WRITTEN REQUEST: Starting at the first line of the listing below, repeat each line exactly until the line containing "red_lbl_y = [85.4, 82.7, 96.5, 94.0]", which you include. Leave out pictures.
________
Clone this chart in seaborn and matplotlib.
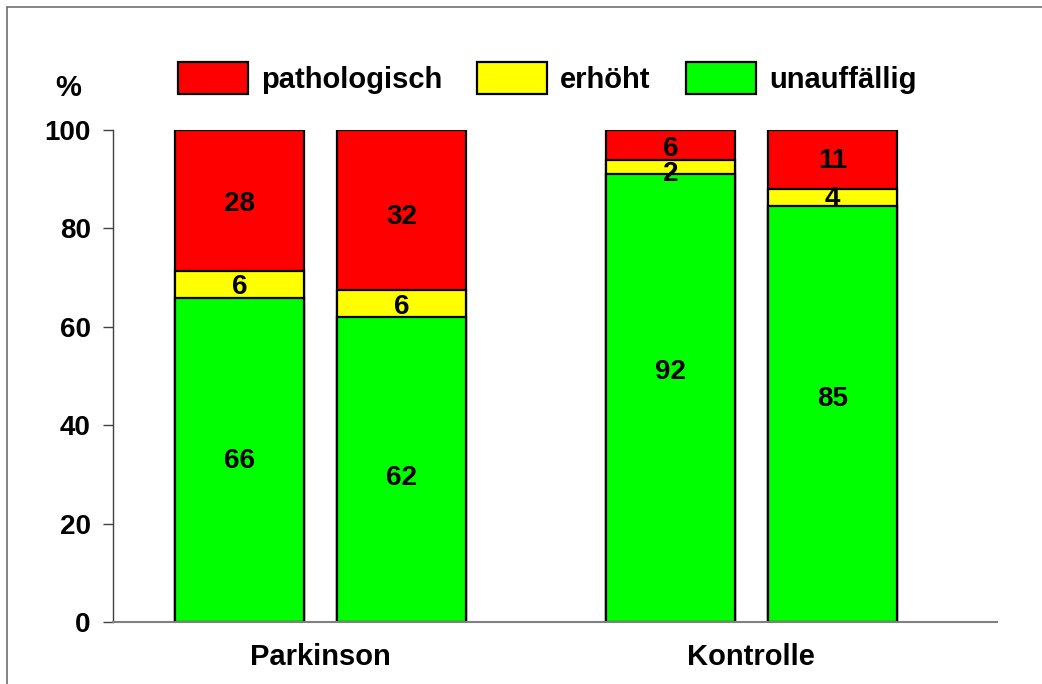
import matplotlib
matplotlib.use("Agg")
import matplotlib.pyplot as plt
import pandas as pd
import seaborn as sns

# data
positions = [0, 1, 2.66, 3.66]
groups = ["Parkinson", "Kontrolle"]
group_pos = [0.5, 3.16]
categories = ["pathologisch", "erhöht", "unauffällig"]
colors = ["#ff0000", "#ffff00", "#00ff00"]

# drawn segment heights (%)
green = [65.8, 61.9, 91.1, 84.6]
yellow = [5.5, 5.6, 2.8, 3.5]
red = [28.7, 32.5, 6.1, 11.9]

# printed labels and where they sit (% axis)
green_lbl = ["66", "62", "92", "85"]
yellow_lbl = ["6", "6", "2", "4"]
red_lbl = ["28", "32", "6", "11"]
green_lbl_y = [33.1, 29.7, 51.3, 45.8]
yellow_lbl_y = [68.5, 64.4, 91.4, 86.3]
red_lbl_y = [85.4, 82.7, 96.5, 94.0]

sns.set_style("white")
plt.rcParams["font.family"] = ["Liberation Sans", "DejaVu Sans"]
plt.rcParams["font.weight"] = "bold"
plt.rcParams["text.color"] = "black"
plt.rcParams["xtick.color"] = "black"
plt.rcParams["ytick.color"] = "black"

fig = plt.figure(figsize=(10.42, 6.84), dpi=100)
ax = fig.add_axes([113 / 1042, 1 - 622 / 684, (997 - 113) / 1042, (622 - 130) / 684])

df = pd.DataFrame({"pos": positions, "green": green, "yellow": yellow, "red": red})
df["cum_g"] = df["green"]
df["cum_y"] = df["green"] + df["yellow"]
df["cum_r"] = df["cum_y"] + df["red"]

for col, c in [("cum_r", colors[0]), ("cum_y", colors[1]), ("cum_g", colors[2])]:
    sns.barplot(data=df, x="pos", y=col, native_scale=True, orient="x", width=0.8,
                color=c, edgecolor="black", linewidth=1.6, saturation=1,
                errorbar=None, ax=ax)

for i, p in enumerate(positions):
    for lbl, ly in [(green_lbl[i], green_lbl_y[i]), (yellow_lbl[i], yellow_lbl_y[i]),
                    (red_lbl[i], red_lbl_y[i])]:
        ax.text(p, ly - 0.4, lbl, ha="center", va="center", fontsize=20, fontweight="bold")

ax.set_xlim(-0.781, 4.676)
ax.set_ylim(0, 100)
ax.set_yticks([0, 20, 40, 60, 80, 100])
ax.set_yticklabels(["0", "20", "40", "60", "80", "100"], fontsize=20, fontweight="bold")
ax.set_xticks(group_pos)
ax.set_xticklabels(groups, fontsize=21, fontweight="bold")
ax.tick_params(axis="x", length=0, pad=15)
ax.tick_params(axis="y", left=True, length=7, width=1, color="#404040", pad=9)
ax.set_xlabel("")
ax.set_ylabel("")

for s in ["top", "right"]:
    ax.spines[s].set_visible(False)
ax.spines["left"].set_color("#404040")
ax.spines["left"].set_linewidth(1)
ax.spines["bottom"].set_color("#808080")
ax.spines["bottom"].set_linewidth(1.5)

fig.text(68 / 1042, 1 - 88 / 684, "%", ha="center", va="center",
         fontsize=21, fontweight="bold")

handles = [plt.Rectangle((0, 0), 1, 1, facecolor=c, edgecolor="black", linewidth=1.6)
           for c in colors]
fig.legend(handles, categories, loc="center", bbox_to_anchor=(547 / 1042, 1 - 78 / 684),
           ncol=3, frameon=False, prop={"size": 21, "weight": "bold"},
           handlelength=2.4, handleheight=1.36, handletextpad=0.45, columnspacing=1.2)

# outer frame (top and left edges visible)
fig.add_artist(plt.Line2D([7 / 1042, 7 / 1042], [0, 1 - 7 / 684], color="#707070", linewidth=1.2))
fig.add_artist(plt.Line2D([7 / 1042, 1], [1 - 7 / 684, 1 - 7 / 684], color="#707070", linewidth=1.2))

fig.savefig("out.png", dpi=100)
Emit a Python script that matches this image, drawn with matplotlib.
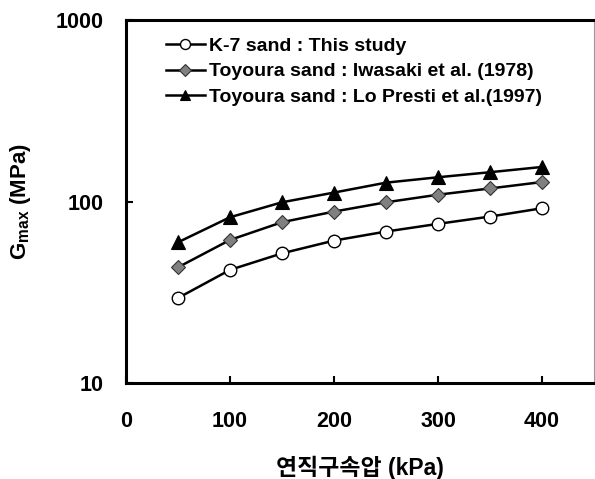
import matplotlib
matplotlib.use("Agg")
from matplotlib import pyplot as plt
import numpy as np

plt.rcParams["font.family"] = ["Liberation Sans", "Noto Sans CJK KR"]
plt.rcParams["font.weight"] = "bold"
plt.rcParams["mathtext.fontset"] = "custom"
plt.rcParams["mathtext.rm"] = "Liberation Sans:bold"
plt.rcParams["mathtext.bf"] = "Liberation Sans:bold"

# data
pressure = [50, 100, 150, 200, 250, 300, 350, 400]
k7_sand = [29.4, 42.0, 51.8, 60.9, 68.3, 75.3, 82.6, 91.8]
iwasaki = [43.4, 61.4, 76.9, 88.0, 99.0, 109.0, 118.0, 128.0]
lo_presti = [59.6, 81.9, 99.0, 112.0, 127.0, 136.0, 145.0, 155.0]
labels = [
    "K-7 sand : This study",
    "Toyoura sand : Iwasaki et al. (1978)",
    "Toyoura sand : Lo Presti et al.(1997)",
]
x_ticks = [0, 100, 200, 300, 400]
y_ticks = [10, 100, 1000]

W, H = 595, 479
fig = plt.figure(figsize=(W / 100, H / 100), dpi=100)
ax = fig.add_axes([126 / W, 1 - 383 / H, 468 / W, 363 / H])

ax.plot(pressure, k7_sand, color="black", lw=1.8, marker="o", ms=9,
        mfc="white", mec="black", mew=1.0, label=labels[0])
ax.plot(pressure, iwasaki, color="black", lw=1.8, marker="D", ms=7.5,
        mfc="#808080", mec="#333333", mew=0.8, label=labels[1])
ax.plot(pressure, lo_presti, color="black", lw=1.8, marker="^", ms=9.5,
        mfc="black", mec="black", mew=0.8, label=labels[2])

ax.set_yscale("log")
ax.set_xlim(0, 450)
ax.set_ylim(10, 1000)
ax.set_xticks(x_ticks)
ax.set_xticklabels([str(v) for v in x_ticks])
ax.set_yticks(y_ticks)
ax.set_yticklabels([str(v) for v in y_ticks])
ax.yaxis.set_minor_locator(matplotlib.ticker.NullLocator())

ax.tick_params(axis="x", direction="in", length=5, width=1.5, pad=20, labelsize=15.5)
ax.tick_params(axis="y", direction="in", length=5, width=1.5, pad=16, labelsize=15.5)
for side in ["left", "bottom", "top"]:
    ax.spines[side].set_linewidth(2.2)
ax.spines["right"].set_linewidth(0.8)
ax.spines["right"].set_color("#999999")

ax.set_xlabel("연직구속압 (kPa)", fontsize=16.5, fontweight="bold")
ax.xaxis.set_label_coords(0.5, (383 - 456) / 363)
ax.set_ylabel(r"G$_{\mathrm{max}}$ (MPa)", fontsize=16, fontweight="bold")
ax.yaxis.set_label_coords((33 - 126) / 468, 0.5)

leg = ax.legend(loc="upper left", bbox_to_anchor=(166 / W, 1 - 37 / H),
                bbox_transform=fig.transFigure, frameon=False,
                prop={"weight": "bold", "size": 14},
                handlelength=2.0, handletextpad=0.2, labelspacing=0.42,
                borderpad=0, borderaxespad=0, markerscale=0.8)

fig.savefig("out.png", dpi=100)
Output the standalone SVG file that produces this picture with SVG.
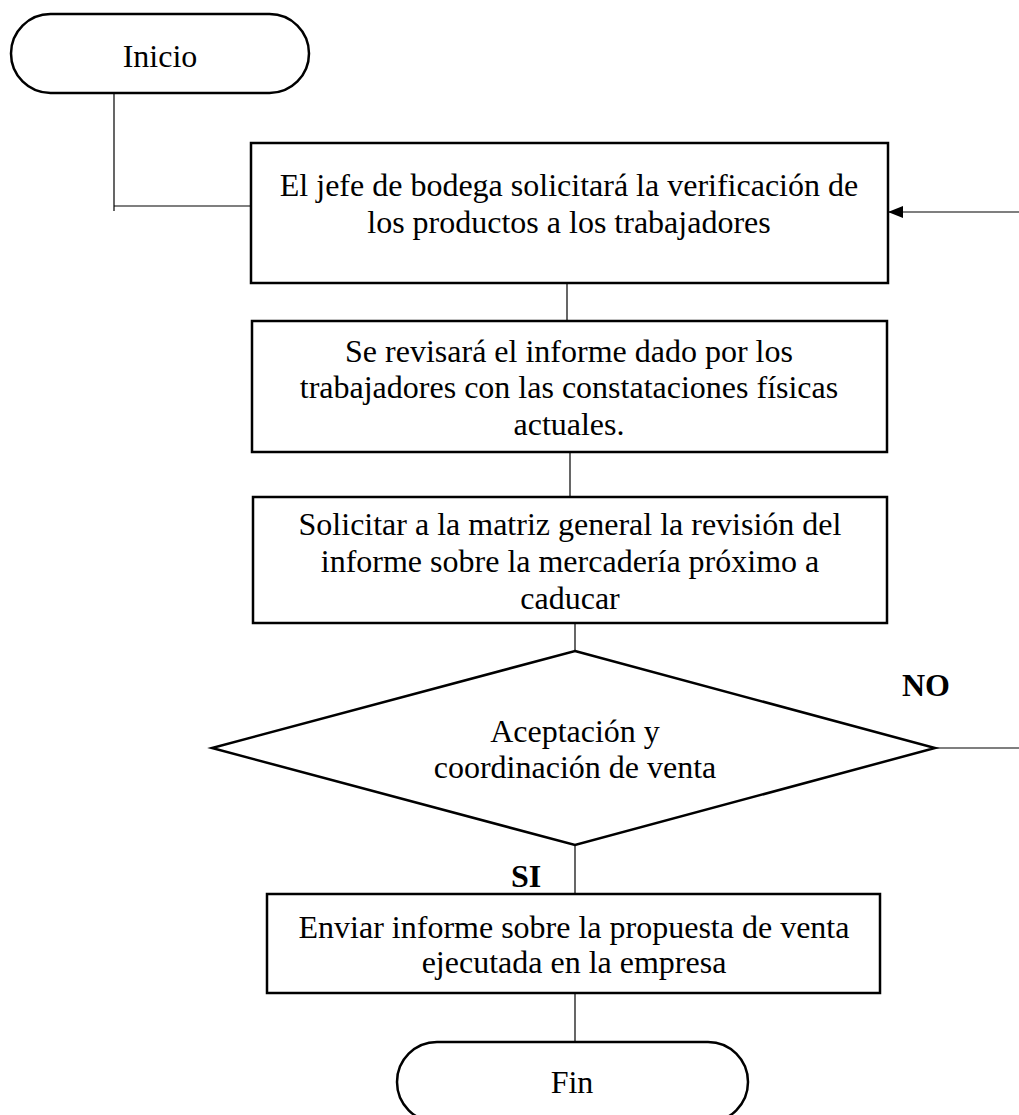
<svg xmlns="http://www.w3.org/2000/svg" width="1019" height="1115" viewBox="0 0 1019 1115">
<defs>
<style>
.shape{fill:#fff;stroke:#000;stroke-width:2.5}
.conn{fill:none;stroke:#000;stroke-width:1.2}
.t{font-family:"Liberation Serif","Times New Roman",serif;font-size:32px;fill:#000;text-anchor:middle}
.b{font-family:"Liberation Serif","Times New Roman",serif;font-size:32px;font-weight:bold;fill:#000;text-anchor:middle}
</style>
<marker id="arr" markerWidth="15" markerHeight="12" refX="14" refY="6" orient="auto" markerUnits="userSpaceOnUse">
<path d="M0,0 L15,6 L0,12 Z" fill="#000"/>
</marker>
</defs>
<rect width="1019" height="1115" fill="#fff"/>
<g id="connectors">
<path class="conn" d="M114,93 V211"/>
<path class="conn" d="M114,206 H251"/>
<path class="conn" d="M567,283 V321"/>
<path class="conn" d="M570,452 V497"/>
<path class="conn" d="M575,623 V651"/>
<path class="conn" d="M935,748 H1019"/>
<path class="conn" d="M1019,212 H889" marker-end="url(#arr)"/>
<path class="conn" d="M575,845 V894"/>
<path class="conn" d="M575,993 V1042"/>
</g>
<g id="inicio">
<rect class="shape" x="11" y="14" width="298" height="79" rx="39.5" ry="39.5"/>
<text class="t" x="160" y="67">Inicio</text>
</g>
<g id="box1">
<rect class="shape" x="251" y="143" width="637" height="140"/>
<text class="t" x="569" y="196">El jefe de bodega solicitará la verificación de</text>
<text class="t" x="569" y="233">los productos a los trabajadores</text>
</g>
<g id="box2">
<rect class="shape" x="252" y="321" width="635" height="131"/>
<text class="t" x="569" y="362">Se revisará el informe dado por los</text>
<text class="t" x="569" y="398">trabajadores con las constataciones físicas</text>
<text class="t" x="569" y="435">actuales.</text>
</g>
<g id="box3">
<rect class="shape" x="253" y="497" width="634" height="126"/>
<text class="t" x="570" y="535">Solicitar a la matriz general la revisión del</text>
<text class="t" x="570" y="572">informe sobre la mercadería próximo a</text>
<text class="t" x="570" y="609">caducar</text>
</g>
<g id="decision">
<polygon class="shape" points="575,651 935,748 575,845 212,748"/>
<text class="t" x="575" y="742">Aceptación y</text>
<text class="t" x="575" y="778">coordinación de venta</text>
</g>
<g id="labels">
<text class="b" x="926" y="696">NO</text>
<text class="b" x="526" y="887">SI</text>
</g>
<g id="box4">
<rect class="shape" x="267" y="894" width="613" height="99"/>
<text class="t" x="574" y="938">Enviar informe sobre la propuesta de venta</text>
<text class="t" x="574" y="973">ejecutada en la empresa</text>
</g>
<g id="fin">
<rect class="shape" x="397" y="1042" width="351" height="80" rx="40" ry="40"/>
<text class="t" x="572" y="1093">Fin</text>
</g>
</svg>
________
RESPONSE TO THE TASK:
Clone this chart in seaborn and matplotlib.
import matplotlib
matplotlib.use("Agg")
import matplotlib.pyplot as plt
import pandas as pd
import seaborn as sns

# data
positions = [0, 1, 2.66, 3.66]
groups = ["Parkinson", "Kontrolle"]
group_pos = [0.5, 3.16]
categories = ["pathologisch", "erhöht", "unauffällig"]
colors = ["#ff0000", "#ffff00", "#00ff00"]

# drawn segment heights (%)
green = [65.8, 61.9, 91.1, 84.6]
yellow = [5.5, 5.6, 2.8, 3.5]
red = [28.7, 32.5, 6.1, 11.9]

# printed labels and where they sit (% axis)
green_lbl = ["66", "62", "92", "85"]
yellow_lbl = ["6", "6", "2", "4"]
red_lbl = ["28", "32", "6", "11"]
green_lbl_y = [33.1, 29.7, 51.3, 45.8]
yellow_lbl_y = [68.5, 64.4, 91.4, 86.3]
red_lbl_y = [85.4, 82.7, 96.5, 94.0]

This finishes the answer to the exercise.